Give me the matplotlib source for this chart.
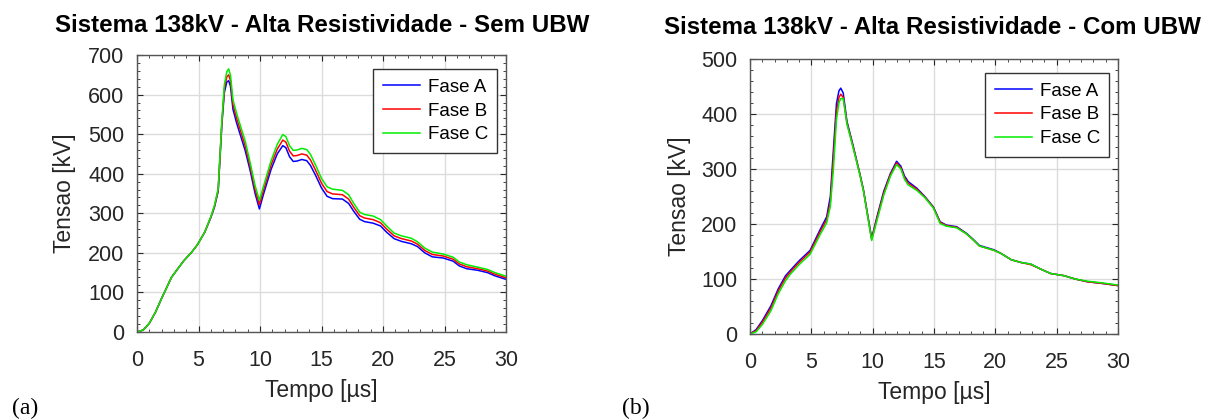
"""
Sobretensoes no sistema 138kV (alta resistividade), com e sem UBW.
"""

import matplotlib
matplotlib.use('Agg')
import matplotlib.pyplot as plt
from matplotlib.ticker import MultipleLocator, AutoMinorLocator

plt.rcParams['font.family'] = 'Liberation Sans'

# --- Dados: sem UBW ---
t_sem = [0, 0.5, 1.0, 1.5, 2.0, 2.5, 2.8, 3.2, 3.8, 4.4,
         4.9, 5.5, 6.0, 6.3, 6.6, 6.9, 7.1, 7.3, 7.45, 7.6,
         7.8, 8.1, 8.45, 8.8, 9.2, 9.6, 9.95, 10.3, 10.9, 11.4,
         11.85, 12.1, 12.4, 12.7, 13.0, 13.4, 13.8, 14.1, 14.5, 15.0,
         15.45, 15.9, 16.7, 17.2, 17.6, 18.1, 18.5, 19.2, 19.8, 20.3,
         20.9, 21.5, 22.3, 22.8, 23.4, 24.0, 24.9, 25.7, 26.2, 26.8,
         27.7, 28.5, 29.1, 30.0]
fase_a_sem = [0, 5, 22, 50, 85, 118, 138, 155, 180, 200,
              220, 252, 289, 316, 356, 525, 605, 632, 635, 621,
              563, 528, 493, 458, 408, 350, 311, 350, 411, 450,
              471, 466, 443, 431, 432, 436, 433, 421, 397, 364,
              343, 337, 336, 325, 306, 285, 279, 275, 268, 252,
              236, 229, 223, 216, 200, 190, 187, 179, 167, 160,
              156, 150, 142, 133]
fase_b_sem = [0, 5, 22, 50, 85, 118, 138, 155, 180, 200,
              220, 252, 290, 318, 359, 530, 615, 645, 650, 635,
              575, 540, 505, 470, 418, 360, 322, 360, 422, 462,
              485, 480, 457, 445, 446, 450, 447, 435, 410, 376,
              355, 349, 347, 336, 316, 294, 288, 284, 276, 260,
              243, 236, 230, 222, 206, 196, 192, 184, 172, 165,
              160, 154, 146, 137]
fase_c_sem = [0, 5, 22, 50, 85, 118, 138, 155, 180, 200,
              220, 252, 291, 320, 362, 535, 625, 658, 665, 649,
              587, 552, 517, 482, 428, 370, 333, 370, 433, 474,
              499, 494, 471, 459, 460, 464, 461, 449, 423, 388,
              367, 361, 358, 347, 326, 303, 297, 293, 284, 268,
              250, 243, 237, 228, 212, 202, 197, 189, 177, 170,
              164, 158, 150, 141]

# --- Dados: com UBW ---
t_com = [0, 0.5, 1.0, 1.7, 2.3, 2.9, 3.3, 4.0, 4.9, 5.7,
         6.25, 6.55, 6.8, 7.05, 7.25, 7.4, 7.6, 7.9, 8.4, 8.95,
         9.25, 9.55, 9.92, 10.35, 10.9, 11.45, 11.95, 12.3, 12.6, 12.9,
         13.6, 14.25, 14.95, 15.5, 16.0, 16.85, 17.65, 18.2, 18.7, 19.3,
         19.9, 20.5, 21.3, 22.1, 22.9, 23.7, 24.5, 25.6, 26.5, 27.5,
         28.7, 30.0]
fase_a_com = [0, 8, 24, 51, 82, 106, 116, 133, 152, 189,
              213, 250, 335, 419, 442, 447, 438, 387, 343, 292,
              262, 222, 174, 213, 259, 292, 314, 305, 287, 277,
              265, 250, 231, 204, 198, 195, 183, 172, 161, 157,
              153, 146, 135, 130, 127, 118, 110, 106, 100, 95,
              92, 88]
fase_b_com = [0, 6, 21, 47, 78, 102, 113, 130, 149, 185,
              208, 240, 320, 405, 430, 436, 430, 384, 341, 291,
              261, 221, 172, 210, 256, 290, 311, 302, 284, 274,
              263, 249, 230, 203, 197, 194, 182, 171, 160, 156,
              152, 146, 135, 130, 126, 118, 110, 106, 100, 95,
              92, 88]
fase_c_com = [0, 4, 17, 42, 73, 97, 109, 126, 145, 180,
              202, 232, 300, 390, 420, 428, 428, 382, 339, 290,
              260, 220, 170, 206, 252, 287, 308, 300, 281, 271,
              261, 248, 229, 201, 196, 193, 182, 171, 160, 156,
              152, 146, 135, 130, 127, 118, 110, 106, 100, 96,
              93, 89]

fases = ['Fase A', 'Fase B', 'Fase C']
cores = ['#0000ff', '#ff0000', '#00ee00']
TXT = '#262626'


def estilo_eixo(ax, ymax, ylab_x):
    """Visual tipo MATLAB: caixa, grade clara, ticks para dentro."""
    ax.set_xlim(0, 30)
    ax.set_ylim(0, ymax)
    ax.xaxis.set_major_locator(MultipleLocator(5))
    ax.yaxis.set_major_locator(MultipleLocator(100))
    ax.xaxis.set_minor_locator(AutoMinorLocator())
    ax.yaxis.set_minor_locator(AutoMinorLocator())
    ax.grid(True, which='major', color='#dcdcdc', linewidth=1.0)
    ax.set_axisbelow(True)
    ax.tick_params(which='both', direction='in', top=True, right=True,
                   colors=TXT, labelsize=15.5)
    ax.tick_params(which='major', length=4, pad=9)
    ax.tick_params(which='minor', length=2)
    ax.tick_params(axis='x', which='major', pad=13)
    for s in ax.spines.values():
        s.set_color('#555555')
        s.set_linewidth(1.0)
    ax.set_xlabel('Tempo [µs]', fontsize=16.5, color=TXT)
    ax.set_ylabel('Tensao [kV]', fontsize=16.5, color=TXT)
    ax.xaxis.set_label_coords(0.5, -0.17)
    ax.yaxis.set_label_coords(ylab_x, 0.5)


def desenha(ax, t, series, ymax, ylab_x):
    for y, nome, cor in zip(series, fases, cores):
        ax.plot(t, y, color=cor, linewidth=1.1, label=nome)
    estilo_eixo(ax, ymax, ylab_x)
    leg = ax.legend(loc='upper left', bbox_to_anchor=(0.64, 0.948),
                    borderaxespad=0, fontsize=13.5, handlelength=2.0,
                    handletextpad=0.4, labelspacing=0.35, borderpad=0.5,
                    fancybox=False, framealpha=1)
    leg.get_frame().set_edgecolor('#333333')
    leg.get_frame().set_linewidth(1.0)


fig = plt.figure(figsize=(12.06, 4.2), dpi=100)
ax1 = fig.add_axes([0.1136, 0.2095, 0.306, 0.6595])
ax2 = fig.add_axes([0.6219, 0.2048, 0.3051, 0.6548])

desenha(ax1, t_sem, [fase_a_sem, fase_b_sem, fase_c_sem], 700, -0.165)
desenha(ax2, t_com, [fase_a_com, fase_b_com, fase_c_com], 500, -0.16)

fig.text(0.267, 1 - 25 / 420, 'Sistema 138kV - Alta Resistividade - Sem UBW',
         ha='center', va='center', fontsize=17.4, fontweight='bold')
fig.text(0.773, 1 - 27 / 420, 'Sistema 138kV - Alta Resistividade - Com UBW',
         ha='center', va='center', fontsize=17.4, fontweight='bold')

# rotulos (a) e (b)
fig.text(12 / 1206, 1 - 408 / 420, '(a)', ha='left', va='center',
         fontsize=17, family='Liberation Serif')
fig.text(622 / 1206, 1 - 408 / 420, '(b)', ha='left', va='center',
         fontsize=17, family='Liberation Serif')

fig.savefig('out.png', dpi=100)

- _GIVEN INSTRUCTION_: Skip every picture and return the lines above from the top through the one that contains "plt.rcParams['font.family'] = 'Liberation".

- _SOLUTION FOR THIS TASK_:
Give me the matplotlib source for this chart.
"""
Sobretensoes no sistema 138kV (alta resistividade), com e sem UBW.
"""

import matplotlib
matplotlib.use('Agg')
import matplotlib.pyplot as plt
from matplotlib.ticker import MultipleLocator, AutoMinorLocator

plt.rcParams['font.family'] = 'Liberation Sans'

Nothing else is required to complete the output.